A manager of TVR Timișoara (1997–2004), a regional studio of the public television, she was the editorial director of the Ziua daily in Bucharest, the president of Videovest Association, and board member of Transparency International Romania. Armanca held many awards for TV documentaries and journalism. From October 2006 she was the director of the Romanian Cultural Institute in Budapest, and from 2010 to 2011 held the presidency of the European Union National Institutes for Culture. Armanca was a member of the Writers’ Union of Romania. Her books include writing about journalism and the media, such as Regional Television in Romania (2002), Media culpa (2006), Learn to Win (2006), and The Border-Crashers. Some of her books have been translated in Hungarian.

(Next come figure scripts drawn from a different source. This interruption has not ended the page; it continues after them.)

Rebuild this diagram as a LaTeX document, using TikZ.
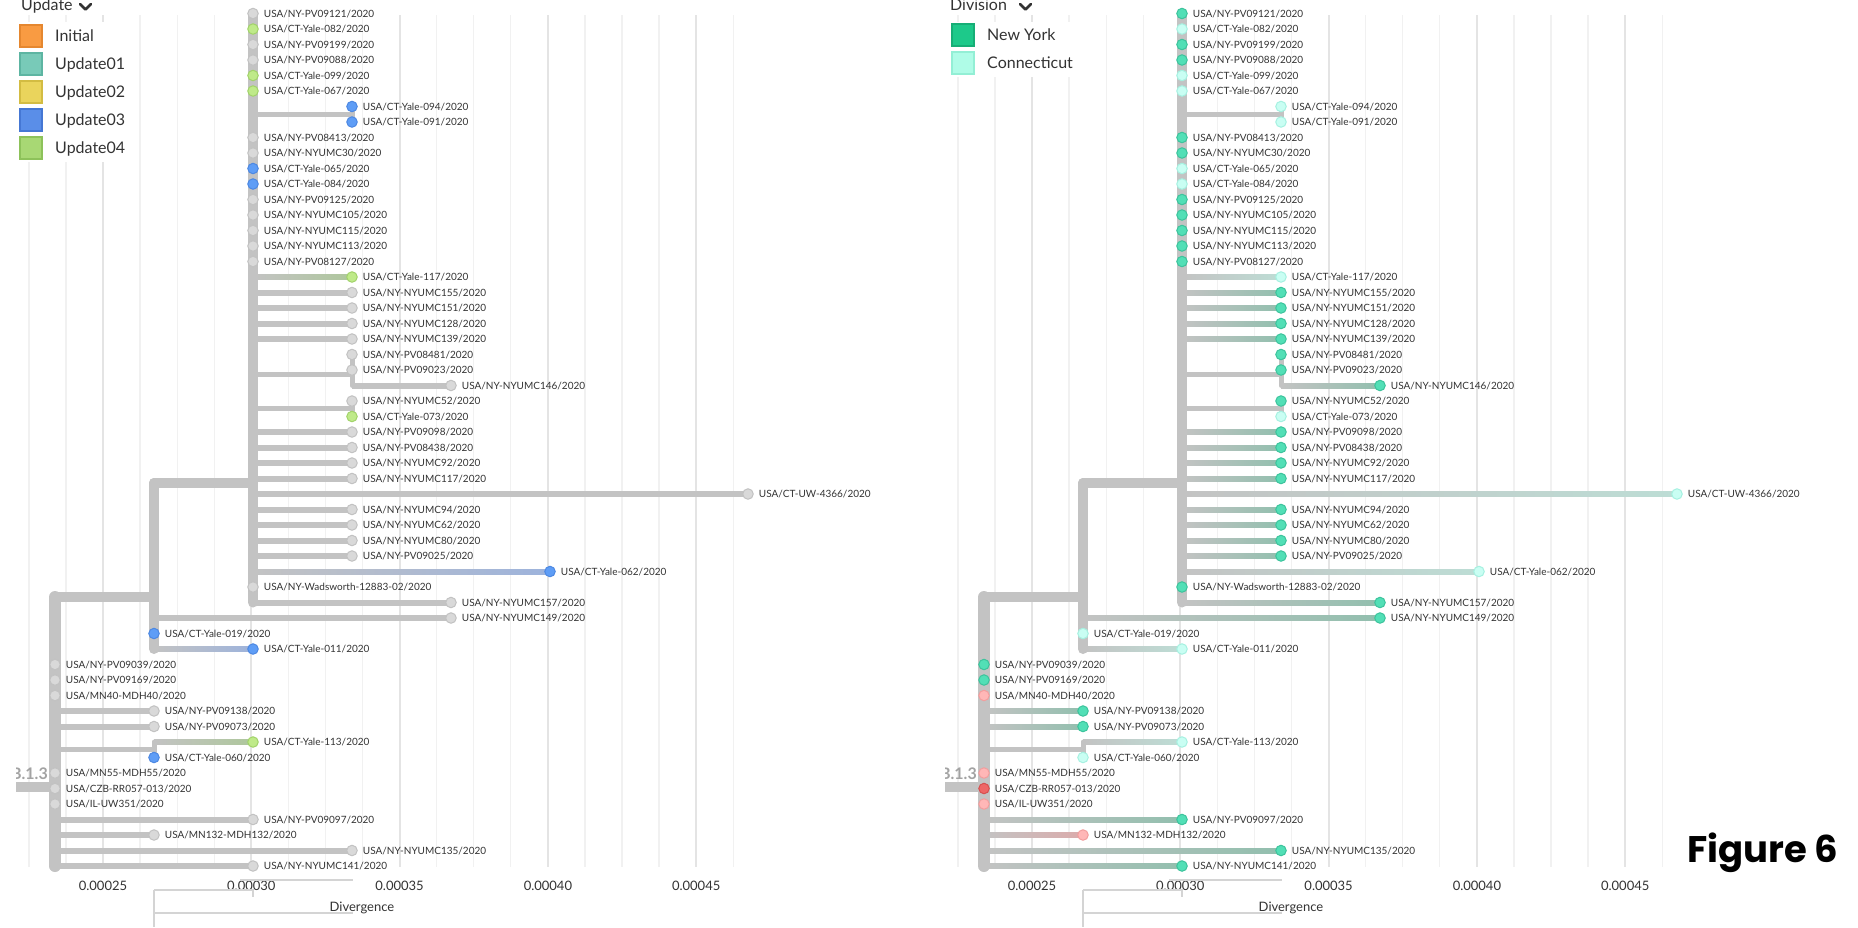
\documentclass[tikz,border=0pt]{standalone}
\usepackage{fontspec}
\setmainfont{Lato}
\newfontfamily\figfont{Poppins}
\usetikzlibrary{positioning}

\definecolor{brgray}{HTML}{C3C3C3}
\definecolor{gridmin}{HTML}{F1F1F1}
\definecolor{gridmaj}{HTML}{E4E4E4}
\definecolor{axgray}{HTML}{D4D4D4}
\definecolor{txt}{HTML}{333333}
\definecolor{cladegray}{HTML}{A3A3A3}
% tip fill / tip border / branch end
\definecolor{tfgr}{HTML}{D9D9D9}\definecolor{tdgr}{HTML}{C2C2C2}\definecolor{begr}{HTML}{C3C3C3}
\definecolor{tfgn}{HTML}{BFEA89}\definecolor{tdgn}{HTML}{A2D36A}\definecolor{begn}{HTML}{AEC79C}
\definecolor{tfbl}{HTML}{5E9DF6}\definecolor{tdbl}{HTML}{4D88E2}\definecolor{bebl}{HTML}{9DB3DC}
\definecolor{tfny}{HTML}{52DFB6}\definecolor{tdny}{HTML}{3CC39C}\definecolor{beny}{HTML}{92BFAE}
\definecolor{tfct}{HTML}{C9FEF3}\definecolor{tdct}{HTML}{A6F1E1}\definecolor{bect}{HTML}{BDDDD5}
\definecolor{tfmn}{HTML}{FFB7B7}\definecolor{tdmn}{HTML}{F29E9E}\definecolor{bemn}{HTML}{DBABAB}
\definecolor{tfcz}{HTML}{EE6666}\definecolor{tdcz}{HTML}{D65050}\definecolor{becz}{HTML}{DBABAB}
% legend squares
\definecolor{fInit}{HTML}{F99B42}\definecolor{dInit}{HTML}{E5872F}
\definecolor{fUa}{HTML}{78CAB8}\definecolor{dUa}{HTML}{5DB5A2}
\definecolor{fUb}{HTML}{EAD45C}\definecolor{dUb}{HTML}{D3BC42}
\definecolor{fUc}{HTML}{5A8EE8}\definecolor{dUc}{HTML}{4577D4}
\definecolor{fUd}{HTML}{A8D874}\definecolor{dUd}{HTML}{8DC25A}
\definecolor{fNY}{HTML}{1DC98A}\definecolor{dNY}{HTML}{16AE76}
\definecolor{fCT}{HTML}{AFFCE7}\definecolor{dCT}{HTML}{93EFD5}

\tikzstyle{tip}=[circle, minimum size=10.5pt, inner sep=0pt, line width=1pt]
\tikzstyle{tiplabel}=[inner sep=0pt, text height=7.2pt, text depth=0pt, text=txt, font=\fontsize{10}{12}\selectfont]
\tikzstyle{brline}=[brgray, line width=5pt, line cap=round]
\tikzstyle{trunk}=[brgray, line cap=round]
\tikzstyle{gridln}=[gridmin, line width=1.3pt]
\tikzstyle{gridmajor}=[gridmaj, line width=2pt]
\tikzstyle{axislabel}=[inner sep=0pt, text=txt, font=\fontsize{13}{15}\selectfont]
\tikzstyle{axisline}=[axgray, line width=1.3pt]
\tikzstyle{legsq}=[rectangle, minimum size=22pt, inner sep=0pt, line width=2pt]
\tikzstyle{legtext}=[inner sep=0pt, text height=11.5pt, text depth=0pt, text=txt, font=\fontsize{16}{19}\selectfont]
\tikzstyle{leghead}=[inner sep=0pt, anchor=base west, text=txt, font=\fontsize{16}{19}\selectfont]
\tikzstyle{chev}=[txt, line width=2.6pt, line cap=round, line join=round]
\tikzstyle{clade}=[inner sep=0pt, anchor=base east, text=cladegray, font=\bfseries\fontsize{16}{19}\selectfont]

% row / parent x / tip x / strain / update / division
\newcommand{\tipdata}{1/253/253/NY-PV09121/gr/ny, 2/253/253/CT-Yale-082/gn/ct,
 3/253/253/NY-PV09199/gr/ny, 4/253/253/NY-PV09088/gr/ny, 5/253/253/CT-Yale-099/gn/ct,
 6/253/253/CT-Yale-067/gn/ct, 7/352/352/CT-Yale-094/bl/ct, 8/352/352/CT-Yale-091/bl/ct,
 9/253/253/NY-PV08413/gr/ny, 10/253/253/NY-NYUMC30/gr/ny, 11/253/253/CT-Yale-065/bl/ct,
 12/253/253/CT-Yale-084/bl/ct, 13/253/253/NY-PV09125/gr/ny, 14/253/253/NY-NYUMC105/gr/ny,
 15/253/253/NY-NYUMC115/gr/ny, 16/253/253/NY-NYUMC113/gr/ny, 17/253/253/NY-PV08127/gr/ny,
 18/253/352/CT-Yale-117/gn/ct, 19/253/352/NY-NYUMC155/gr/ny, 20/253/352/NY-NYUMC151/gr/ny,
 21/253/352/NY-NYUMC128/gr/ny, 22/253/352/NY-NYUMC139/gr/ny, 23/352/352/NY-PV08481/gr/ny,
 24/352/352/NY-PV09023/gr/ny, 25/352/451/NY-NYUMC146/gr/ny, 26/352/352/NY-NYUMC52/gr/ny,
 27/352/352/CT-Yale-073/gn/ct, 28/253/352/NY-PV09098/gr/ny, 29/253/352/NY-PV08438/gr/ny,
 30/253/352/NY-NYUMC92/gr/ny, 31/253/352/NY-NYUMC117/gr/ny, 32/253/748/CT-UW-4366/gr/ct,
 33/253/352/NY-NYUMC94/gr/ny, 34/253/352/NY-NYUMC62/gr/ny, 35/253/352/NY-NYUMC80/gr/ny,
 36/253/352/NY-PV09025/gr/ny, 37/253/550/CT-Yale-062/bl/ct, 38/253/253/NY-Wadsworth-12883-02/gr/ny,
 39/253/451/NY-NYUMC157/gr/ny, 40/154/451/NY-NYUMC149/gr/ny, 41/154/154/CT-Yale-019/bl/ct,
 42/154/253/CT-Yale-011/bl/ct, 43/55/55/NY-PV09039/gr/ny, 44/55/55/NY-PV09169/gr/ny,
 45/55/55/MN40-MDH40/gr/mn, 46/55/154/NY-PV09138/gr/ny, 47/55/154/NY-PV09073/gr/ny,
 48/154/253/CT-Yale-113/gn/ct, 49/154/154/CT-Yale-060/bl/ct, 50/55/55/MN55-MDH55/gr/mn,
 51/55/55/CZB-RR057-013/gr/cz, 52/55/55/IL-UW351/gr/mn, 53/55/253/NY-PV09097/gr/ny,
 54/55/154/MN132-MDH132/gr/mn, 55/55/352/NY-NYUMC135/gr/ny, 56/55/253/NY-NYUMC141/gr/ny}

\begin{document}
\begin{tikzpicture}[x=1pt, y=-1pt]

\fill[white] (0,0) rectangle (1858,927);
\useasboundingbox (0,0) rectangle (1858,927);

\foreach \pn/\dx/\sel in {l/0/1, r/929/2} {
\begin{scope}[xshift=\dx pt]
\clip (16,0) rectangle (929,927);

% grid and axis
\foreach \m in {-2,...,17} \draw[gridln] (103+37.075*\m,15) -- (103+37.075*\m,867);
\foreach \m in {0,4,...,16} \draw[gridmajor] (103+37.075*\m,15) -- (103+37.075*\m,867);
\foreach \j/\lab in {0/0.00025, 1/0.00030, 2/0.00035, 3/0.00040, 4/0.00045}
  \node[axislabel] at (103+148.3*\j,886) {\lab};
\draw[axisline] (240,880) -- (353,880);
\draw[axisline] (154,890) -- (253,890) -- (253,897);
\draw[axisline] (154,890) -- (154,927);
\draw[axisline] (154,913) -- (353,913);
\node[axislabel, anchor=base] at (362,911) {Divergence};

% internal nodes
\coordinate (\pn O) at (0,787);
\coordinate (\pn R) at (55,787);
\coordinate (\pn A) at (154,597);
\coordinate (\pn B) at (253,483);
\coordinate (\pn C) at (352,114.25);
\coordinate (\pn D) at (352,374);
\coordinate (\pn E) at (352,408.75);
\coordinate (\pn F) at (154,749.75);

% tip branches
\foreach \rw/\px/\tx/\id/\ca/\cb in \tipdata {
  \ifnum\sel=1 \let\tcat\ca \else \let\tcat\cb \fi
  \pgfmathsetmacro\y{13.5+(\rw-1)*15.5}
  \coordinate (\pn s\rw) at (\px,\y);
  \coordinate (\pn t\rw) at (\tx,\y);
  \ifnum\px<\tx
    \shade[left color=brgray, right color=be\tcat] ([yshift=2.5pt]\pn s\rw) rectangle ([yshift=-2.5pt]\pn t\rw);
  \fi
}

% inner branches
\draw[trunk, line width=10pt] (\pn O) -- (\pn R);
\draw[trunk, line width=10pt] (\pn R |- \pn A) -- (\pn A);
\draw[trunk, line width=10pt] (\pn A |- \pn B) -- (\pn B);
\draw[brline] (\pn B |- \pn C) -- (\pn C);
\draw[brline] (\pn B |- \pn D) -- (\pn D);
\draw[brline] (\pn B |- \pn E) -- (\pn E);
\draw[brline] (\pn R |- \pn F) -- (\pn F);

\draw[trunk, line width=12pt] (\pn R |- \pn A) -- (\pn R |- \pn t56);
\draw[trunk, line width=10pt] (\pn A |- \pn B) -- (\pn A |- \pn t42);
\draw[trunk, line width=10pt] (\pn t1) -- (\pn B |- \pn t39);
\draw[brline] (\pn t7) -- (\pn t8);
\draw[brline] (\pn t23) -- (\pn D |- \pn t25);
\draw[brline] (\pn t26) -- (\pn t27);
\draw[brline] (\pn F |- \pn t48) -- (\pn t49);

% tips
\foreach \rw/\px/\tx/\id/\ca/\cb in \tipdata {
  \ifnum\sel=1 \let\tcat\ca \else \let\tcat\cb \fi
  \node[tip, fill=tf\tcat, draw=td\tcat] (\pn n\rw) at (\pn t\rw) {};
  \node[tiplabel, right=5pt of \pn n\rw] {USA/\id/2020};
}

\node[clade] at (48,779) {B.1.3};
\end{scope}
}

% legend: update
\fill[white] (15,22) rectangle (137,162);
\node[leghead] (uhd) at (21,10) {Update};
\draw[chev] (80,4) -- (85.5,9.5) -- (91,4);
\foreach \i/\nm/\lc in {0/Initial/Init, 1/Update01/Ua, 2/Update02/Ub, 3/Update03/Uc, 4/Update04/Ud} {
  \node[legsq, fill=f\lc, draw=d\lc] (k\i) at (30.5,36+28*\i) {};
  \node[legtext, right=12.5pt of k\i] {\nm};
}

% legend: division
\fill[white] (945,22) rectangle (1080,77);
\node[leghead] (dhd) at (950,10) {Division};
\draw[chev] (1020,4) -- (1025.5,9.5) -- (1031,4);
\node[legsq, fill=fNY, draw=dNY] (ny) at (962.5,35) {};
\node[legtext, right=12.5pt of ny] {New York};
\node[legsq, fill=fCT, draw=dCT] (ct) at (962.5,62.5) {};
\node[legtext, right=12.5pt of ct] {Connecticut};

\node[anchor=base west, inner sep=0pt, font=\figfont\bfseries\fontsize{37}{44}\selectfont] at (1687,862) {Figure 6};

\end{tikzpicture}
\end{document}
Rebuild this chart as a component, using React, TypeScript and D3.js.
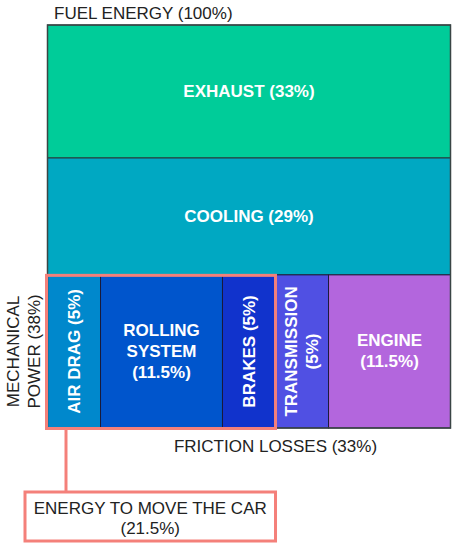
import React from "react";
import * as d3 from "d3";

// rows of the fuel energy split (top to bottom)
const rowNames = ["EXHAUST", "COOLING", "MECHANICAL"];
const rowValues = [33, 29, 38];
const rowColors = ["#00CC99", "#00A8C2", "none"];

// bottom row (mechanical power 38%) split
const partNames = ["AIR DRAG", "ROLLING SYSTEM", "BRAKES", "TRANSMISSION", "ENGINE"];
const partValues = [5, 11.5, 5, 5, 11.5];
const partColors = ["#0088CC", "#0055CC", "#1133CC", "#5050E3", "#B366DD"];
const partLines = [
  ["AIR DRAG (5%)"],
  ["ROLLING", "SYSTEM", "(11.5%)"],
  ["BRAKES (5%)"],
  ["TRANSMISSION", "(5%)"],
  ["ENGINE", "(11.5%)"],
];
const partRotated = [true, false, true, true, false];

const topLabel = "FUEL ENERGY (100%)";
const sideLabel = ["MECHANICAL", "POWER (38%)"];
const frictionLabel = "FRICTION LOSSES (33%)";
const carLabel = ["ENERGY TO MOVE THE CAR", "(21.5%)"];
const carParts = 3; // first three parts move the car

const font = "Arial, 'Liberation Sans', sans-serif";
const pink = "#F4807A";

export default function App() {
  const width = 457, height = 550;
  const left = 47.5, right = 450.5, top = 25, bottom = 428;

  const y = d3.scaleLinear().domain([0, 100]).range([top, bottom]);
  const rowStarts = d3.cumsum([0, ...rowValues]);
  const total = d3.sum(partValues);
  const x = d3.scaleLinear().domain([0, total]).range([left, right]);
  const partStarts = d3.cumsum([0, ...partValues]);

  const rowY0 = y(rowStarts[2]);
  const rowY1 = y(rowStarts[3]);
  const lh = 21;

  const carX1 = x(partStarts[carParts]);
  const frictionX0 = x(partStarts[1]);

  return (
    <svg width={width} height={height} style={{ position: "absolute", left: 0, top: 0 }} fontFamily={font}>
      <rect width={width} height={height} fill="#fff" />
      <text x={54} y={19} fontSize={17} fill="#222">{topLabel}</text>

      {rowValues.slice(0, 2).map((v, i) => {
        const y0 = y(rowStarts[i]);
        const y1 = y(rowStarts[i + 1]);
        return (
          <g key={rowNames[i]}>
            <rect x={left} y={y0} width={right - left} height={y1 - y0} fill={rowColors[i]} stroke="#2a3a3a" strokeWidth={1} />
            <text x={(left + right) / 2} y={(y0 + y1) / 2} fill="#fff" fontSize={17} fontWeight="bold"
              textAnchor="middle" dominantBaseline="central">{`${rowNames[i]} (${v}%)`}</text>
          </g>
        );
      })}

      {partValues.map((v, i) => {
        const x0 = x(partStarts[i]);
        const x1 = x(partStarts[i + 1]);
        const cx = (x0 + x1) / 2;
        const cy = (rowY0 + rowY1) / 2;
        const lines = partLines[i];
        const off = (lines.length - 1) / 2;
        return (
          <g key={partNames[i]}>
            <rect x={x0} y={rowY0} width={x1 - x0} height={rowY1 - rowY0} fill={partColors[i]} stroke="#1a1a3a" strokeWidth={1} />
            <g transform={`translate(${cx},${cy}) rotate(${partRotated[i] ? -90 : 0})`}>
              {lines.map((l, j) => (
                <text key={j} x={0} y={(j - off) * lh} fill="#fff" fontSize={17} fontWeight="bold"
                  textAnchor="middle" dominantBaseline="central">{l}</text>
              ))}
            </g>
          </g>
        );
      })}

      <rect x={left} y={top} width={right - left} height={bottom - top} fill="none" stroke="#3a4545" strokeWidth={1.5} />

      {/* side label */}
      <g transform={`translate(${23.5},${(rowY0 + rowY1) / 2}) rotate(-90)`}>
        {sideLabel.map((l, j) => (
          <text key={j} x={0} y={(j - 0.5) * lh} fontSize={17} fill="#222" textAnchor="middle" dominantBaseline="central">{l}</text>
        ))}
      </g>

      <text x={(frictionX0 + right) / 2} y={451.5} fontSize={17} fill="#222" textAnchor="middle">{frictionLabel}</text>

      {/* highlight of the parts that move the car */}
      <rect x={left - 1} y={rowY0 + 0.5} width={carX1 - left + 1} height={rowY1 - rowY0} fill="none" stroke={pink} strokeWidth={3} />
      <line x1={66} x2={66} y1={rowY1 + 1} y2={492} stroke={pink} strokeWidth={3} />
      <rect x={25} y={492} width={carX1 - 25} height={49} fill="#fff" stroke={pink} strokeWidth={3} />
      {carLabel.map((l, j) => (
        <text key={j} x={(25 + carX1) / 2} y={508 + j * 20} fontSize={17} fill="#222" textAnchor="middle" dominantBaseline="central">{l}</text>
      ))}
    </svg>
  );
}
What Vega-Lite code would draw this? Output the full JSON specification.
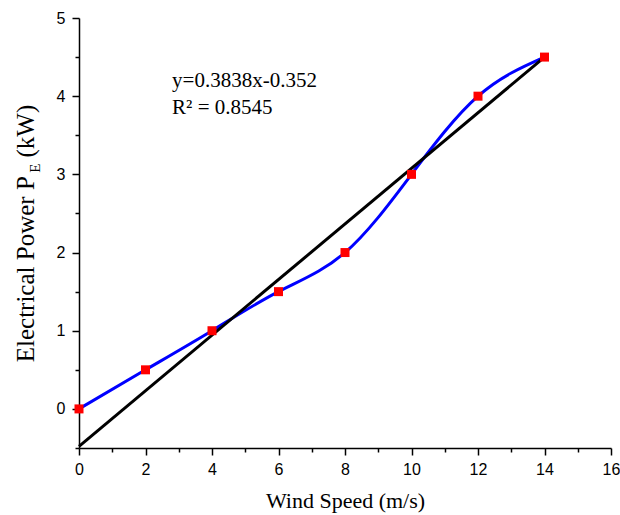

She received the Cultural Award of the Romanian Academy, as well as with the Distinction of the Hungarian Ministry of Culture for cultural diplomacy.

==Lawsuit against TVR==
In August 2007, after a two-year legal battle Armanca won her lawsuit against TVR. Armanca had been fired from TVR after publicly arguing that TVR's terms of employment violated the constitution and European Convention on Human Rights. After this incident the US State Department reported that media watchdog groups had called for a reconsideration of state TV's policies which had been found to be restricting the right of its employees to freely express themselves and interfering with the public nature of the TVR as an institution. TVR were forced to rehire Armanca as a producer.

==Death==
Armanca died in Timișoara on 28 August 2026, at the age of 71.